Jörg Riebartsch über ein tierisches Gebaren in der Politik.

Von der Existenz des Chamäleons weiß man schon lange. Es ist sozusagen ein Urviech. Mit langer Zunge erbeutet es seine Nahrung. Es kann sich mächtig aufplustern und damit eine Größe vorgaukeln, die das possierliche Tierchen gar nicht hat. Besonders bekannt ist das Chamäleon wegen seiner Farbe. Die kann es nämlich verändern, anpassen. Das dient auch der Tarnung. Vor allem aber dient es der Kommunikation.

Und das Chamäleon in der Thüringer Politik ist die SPD.

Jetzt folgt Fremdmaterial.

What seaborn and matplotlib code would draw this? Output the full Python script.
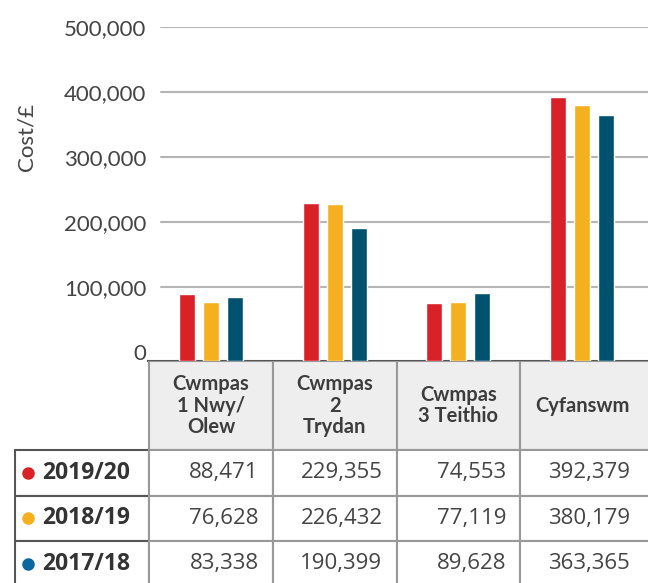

Momentan kommuniziert das sozialdemokratische Chamäleon seinen Mit-Tieren in der hiesigen Regierungskoalition, das sind die Linkspartei und die Grünen, dass man auch ohne sie durchs Leben kommen kann, in dem man sich beispielsweise einem anderen Reptil zuwendet – der CDU.

Matthias Hey, Fraktionsvorsitzender der SPD im Landtag, machte neulich den Anfang: Linke und Grüne könnten nur dann mit der Unterstützung des Chamäleons, also der SPD, für eine Fortsetzung der Koalition rechnen, wenn das Landesamt für Verfassungsschutz ausgebaut wird. Heißt: mehr Geld und mehr Personal für den Verfassungsschutz in Thüringen.

Oskar Helmerich, übrigens selbst ein besonderes Chamäleon in der SPD, weil er seine Anwesenheit im Parlament den AfD-Wählern verdankt, wurde ausgesandt, den Personalmangel in den Thüringer Gefängnissen zu kritisieren. Das geht gegen die Grünen, die mit Dieter Lauinger den ohne Fortune agierenden Justizminister stellen.

SPD-Spitzenkandidat Wolfgang Tiefensee, im Kabinett von Bodo Ramelow als Wirtschaftsminister unterwegs von Ast zu Ast, durfte persönlich die Idee des Linkspartei-Ministerpräsidenten nach einer Kultursteuer wegzüngeln: „Unnötige Diskussion zur Unzeit.“ Die Bürger, beschied Tiefensee seinem Chef, hätten andere Sorgen.

Und dann kam noch Heike Taubert um die Ecke. Die Finanzministerin mit sozialdemokratischem Parteibuch stemmte sich gegen linke Meinungsmacht und twitterte an die Adresse der grünen Umweltministerin Anja Siegesmund in die sozialen Netzwerke, Schüler sollten nach Schulschluss für die Zukunft des Klimas demonstrieren. Die Zeit des Unterrichts, findet Taubert, sollte man besser nutzen, sein Wissen über das Klima zu verbessern.

Mancher Wähler wird sich über das Aufplustern des Thüringer Chamäleons möglicherweise wundern. Für Verfassungsschutz und Gefängnisse hätte die SPD ja was tun können. Sie regiert mit.